_EXERCISE GOAL_. Print exactly the lines from the first one down to the line that contains "const axisTitle = 'Percent of Churches';", both included, and skip the pictures.

_COLLECTED MATERIAL_.
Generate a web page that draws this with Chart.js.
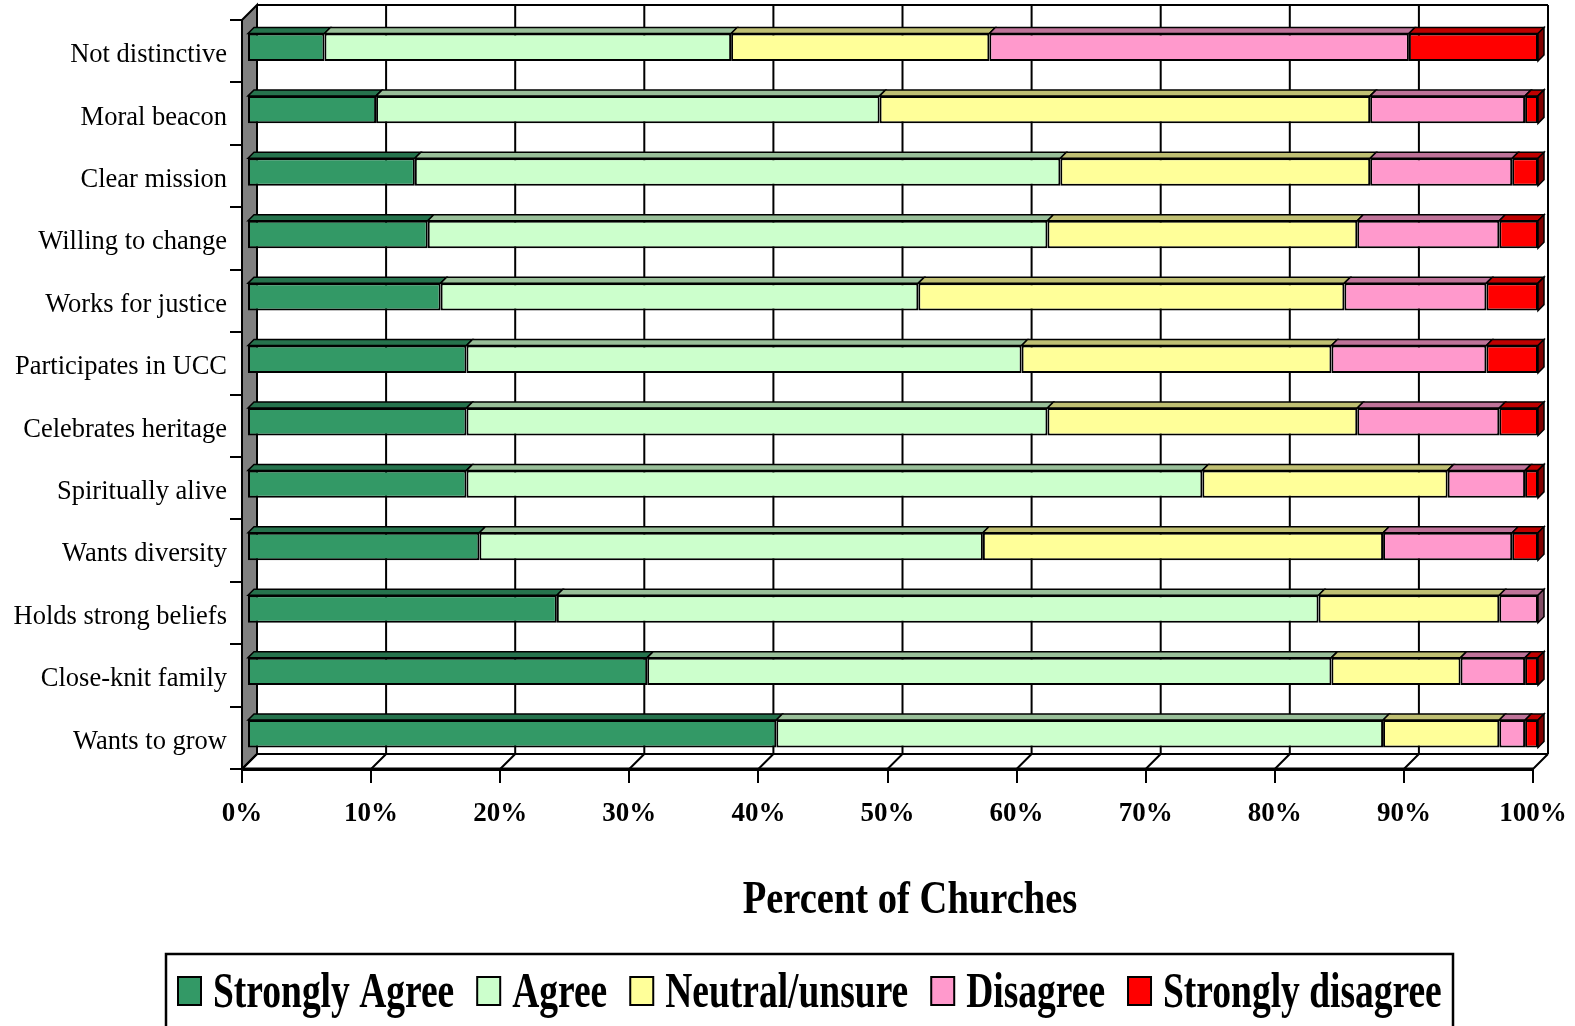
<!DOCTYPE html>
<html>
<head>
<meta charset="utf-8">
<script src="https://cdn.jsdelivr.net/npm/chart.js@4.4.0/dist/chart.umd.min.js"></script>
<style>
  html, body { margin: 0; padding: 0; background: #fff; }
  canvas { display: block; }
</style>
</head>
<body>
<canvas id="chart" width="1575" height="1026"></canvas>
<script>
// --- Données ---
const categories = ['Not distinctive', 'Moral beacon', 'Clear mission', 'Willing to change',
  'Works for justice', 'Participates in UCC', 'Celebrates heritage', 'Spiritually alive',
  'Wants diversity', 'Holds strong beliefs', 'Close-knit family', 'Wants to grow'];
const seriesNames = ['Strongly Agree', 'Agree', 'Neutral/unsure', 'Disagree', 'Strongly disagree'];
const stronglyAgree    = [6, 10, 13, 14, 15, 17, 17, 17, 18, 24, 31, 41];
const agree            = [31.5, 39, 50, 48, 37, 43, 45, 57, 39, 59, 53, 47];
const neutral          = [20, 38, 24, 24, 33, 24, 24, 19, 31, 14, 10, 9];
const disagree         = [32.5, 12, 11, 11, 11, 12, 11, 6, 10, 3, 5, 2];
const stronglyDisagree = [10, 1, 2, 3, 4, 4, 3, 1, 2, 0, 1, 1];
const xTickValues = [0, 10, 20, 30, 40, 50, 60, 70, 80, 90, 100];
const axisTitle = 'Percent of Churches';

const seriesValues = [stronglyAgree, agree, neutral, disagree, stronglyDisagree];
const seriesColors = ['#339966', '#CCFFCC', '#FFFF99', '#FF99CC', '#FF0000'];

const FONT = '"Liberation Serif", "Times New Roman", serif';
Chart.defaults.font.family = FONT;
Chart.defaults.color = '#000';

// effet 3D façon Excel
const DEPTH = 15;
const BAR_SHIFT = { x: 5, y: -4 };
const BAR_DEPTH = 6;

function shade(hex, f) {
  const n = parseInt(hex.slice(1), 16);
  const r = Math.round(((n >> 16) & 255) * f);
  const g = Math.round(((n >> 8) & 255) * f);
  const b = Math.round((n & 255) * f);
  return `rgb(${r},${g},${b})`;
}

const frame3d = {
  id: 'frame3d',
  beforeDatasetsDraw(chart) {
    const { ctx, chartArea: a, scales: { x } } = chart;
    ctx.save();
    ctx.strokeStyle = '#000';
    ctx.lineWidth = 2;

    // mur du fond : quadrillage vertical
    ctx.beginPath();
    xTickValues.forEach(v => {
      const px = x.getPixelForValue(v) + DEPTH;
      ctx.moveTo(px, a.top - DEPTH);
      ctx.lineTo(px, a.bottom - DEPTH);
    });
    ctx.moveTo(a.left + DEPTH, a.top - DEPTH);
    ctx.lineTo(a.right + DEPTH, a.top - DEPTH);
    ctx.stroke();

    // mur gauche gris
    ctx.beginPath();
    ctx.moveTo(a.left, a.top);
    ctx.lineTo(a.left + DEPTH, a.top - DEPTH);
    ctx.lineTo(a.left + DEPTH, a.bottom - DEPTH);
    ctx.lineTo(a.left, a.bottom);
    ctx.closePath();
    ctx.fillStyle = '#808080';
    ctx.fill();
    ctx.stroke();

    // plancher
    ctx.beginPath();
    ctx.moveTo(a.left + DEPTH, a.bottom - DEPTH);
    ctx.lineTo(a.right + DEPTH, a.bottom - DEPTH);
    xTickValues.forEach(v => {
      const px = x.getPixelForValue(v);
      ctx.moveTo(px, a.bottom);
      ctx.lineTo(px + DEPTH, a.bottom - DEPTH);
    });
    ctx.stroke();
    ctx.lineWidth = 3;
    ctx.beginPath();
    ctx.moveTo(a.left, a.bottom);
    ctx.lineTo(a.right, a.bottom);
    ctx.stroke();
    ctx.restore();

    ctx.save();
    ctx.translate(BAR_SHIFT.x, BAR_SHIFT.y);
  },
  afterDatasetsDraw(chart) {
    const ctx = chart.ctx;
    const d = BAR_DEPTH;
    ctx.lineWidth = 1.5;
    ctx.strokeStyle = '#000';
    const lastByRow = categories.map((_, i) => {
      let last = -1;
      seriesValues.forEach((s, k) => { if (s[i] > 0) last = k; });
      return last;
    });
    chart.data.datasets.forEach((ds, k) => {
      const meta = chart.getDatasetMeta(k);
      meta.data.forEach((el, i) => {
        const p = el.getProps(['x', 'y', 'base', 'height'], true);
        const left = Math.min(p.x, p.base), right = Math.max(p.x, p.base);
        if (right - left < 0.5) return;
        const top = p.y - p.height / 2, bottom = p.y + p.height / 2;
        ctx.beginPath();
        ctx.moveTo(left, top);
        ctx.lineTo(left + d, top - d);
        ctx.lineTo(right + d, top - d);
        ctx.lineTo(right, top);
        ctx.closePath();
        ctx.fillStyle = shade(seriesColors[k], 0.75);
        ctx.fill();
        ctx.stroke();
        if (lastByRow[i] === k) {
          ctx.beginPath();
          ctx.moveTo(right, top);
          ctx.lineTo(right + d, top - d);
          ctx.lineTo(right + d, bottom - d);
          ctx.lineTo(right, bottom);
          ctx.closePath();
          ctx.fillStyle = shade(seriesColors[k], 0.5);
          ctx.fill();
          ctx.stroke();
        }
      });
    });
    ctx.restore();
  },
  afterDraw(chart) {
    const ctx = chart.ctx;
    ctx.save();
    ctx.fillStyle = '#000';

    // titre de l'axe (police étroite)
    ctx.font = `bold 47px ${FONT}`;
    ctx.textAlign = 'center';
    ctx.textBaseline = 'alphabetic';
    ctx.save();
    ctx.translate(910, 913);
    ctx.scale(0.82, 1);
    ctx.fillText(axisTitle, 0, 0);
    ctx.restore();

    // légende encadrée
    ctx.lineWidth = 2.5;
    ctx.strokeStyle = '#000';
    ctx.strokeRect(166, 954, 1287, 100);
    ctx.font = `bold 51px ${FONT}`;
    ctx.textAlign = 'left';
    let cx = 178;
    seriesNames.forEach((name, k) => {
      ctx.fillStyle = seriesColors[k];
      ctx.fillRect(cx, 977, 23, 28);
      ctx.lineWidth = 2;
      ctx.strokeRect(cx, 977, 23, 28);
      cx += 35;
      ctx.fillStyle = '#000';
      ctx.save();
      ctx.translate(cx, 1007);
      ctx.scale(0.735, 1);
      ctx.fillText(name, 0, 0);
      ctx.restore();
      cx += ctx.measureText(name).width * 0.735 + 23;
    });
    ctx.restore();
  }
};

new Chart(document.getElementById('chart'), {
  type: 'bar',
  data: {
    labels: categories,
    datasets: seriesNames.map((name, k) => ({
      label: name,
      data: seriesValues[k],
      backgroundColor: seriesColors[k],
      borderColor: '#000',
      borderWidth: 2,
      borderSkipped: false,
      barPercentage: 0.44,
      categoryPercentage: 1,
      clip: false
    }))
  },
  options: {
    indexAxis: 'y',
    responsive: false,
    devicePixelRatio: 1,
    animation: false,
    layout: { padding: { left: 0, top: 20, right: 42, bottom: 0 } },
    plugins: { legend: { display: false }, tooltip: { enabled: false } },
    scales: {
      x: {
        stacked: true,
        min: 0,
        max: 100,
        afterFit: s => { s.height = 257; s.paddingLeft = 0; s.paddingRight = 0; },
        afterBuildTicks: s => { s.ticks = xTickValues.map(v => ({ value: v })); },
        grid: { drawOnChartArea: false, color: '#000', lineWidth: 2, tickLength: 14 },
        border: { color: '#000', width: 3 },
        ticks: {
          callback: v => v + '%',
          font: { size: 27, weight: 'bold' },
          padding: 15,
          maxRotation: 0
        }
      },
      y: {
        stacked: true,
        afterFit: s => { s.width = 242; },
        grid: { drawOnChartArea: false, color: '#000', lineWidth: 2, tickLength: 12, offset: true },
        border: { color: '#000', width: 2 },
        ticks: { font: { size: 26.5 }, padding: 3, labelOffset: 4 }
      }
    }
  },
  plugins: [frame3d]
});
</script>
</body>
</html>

_EXERCISE SOLUTION_.
Generate a web page that draws this with Chart.js.
<!DOCTYPE html>
<html>
<head>
<meta charset="utf-8">
<script src="https://cdn.jsdelivr.net/npm/chart.js@4.4.0/dist/chart.umd.min.js"></script>
<style>
  html, body { margin: 0; padding: 0; background: #fff; }
  canvas { display: block; }
</style>
</head>
<body>
<canvas id="chart" width="1575" height="1026"></canvas>
<script>
// --- Données ---
const categories = ['Not distinctive', 'Moral beacon', 'Clear mission', 'Willing to change',
  'Works for justice', 'Participates in UCC', 'Celebrates heritage', 'Spiritually alive',
  'Wants diversity', 'Holds strong beliefs', 'Close-knit family', 'Wants to grow'];
const seriesNames = ['Strongly Agree', 'Agree', 'Neutral/unsure', 'Disagree', 'Strongly disagree'];
const stronglyAgree    = [6, 10, 13, 14, 15, 17, 17, 17, 18, 24, 31, 41];
const agree            = [31.5, 39, 50, 48, 37, 43, 45, 57, 39, 59, 53, 47];
const neutral          = [20, 38, 24, 24, 33, 24, 24, 19, 31, 14, 10, 9];
const disagree         = [32.5, 12, 11, 11, 11, 12, 11, 6, 10, 3, 5, 2];
const stronglyDisagree = [10, 1, 2, 3, 4, 4, 3, 1, 2, 0, 1, 1];
const xTickValues = [0, 10, 20, 30, 40, 50, 60, 70, 80, 90, 100];
const axisTitle = 'Percent of Churches';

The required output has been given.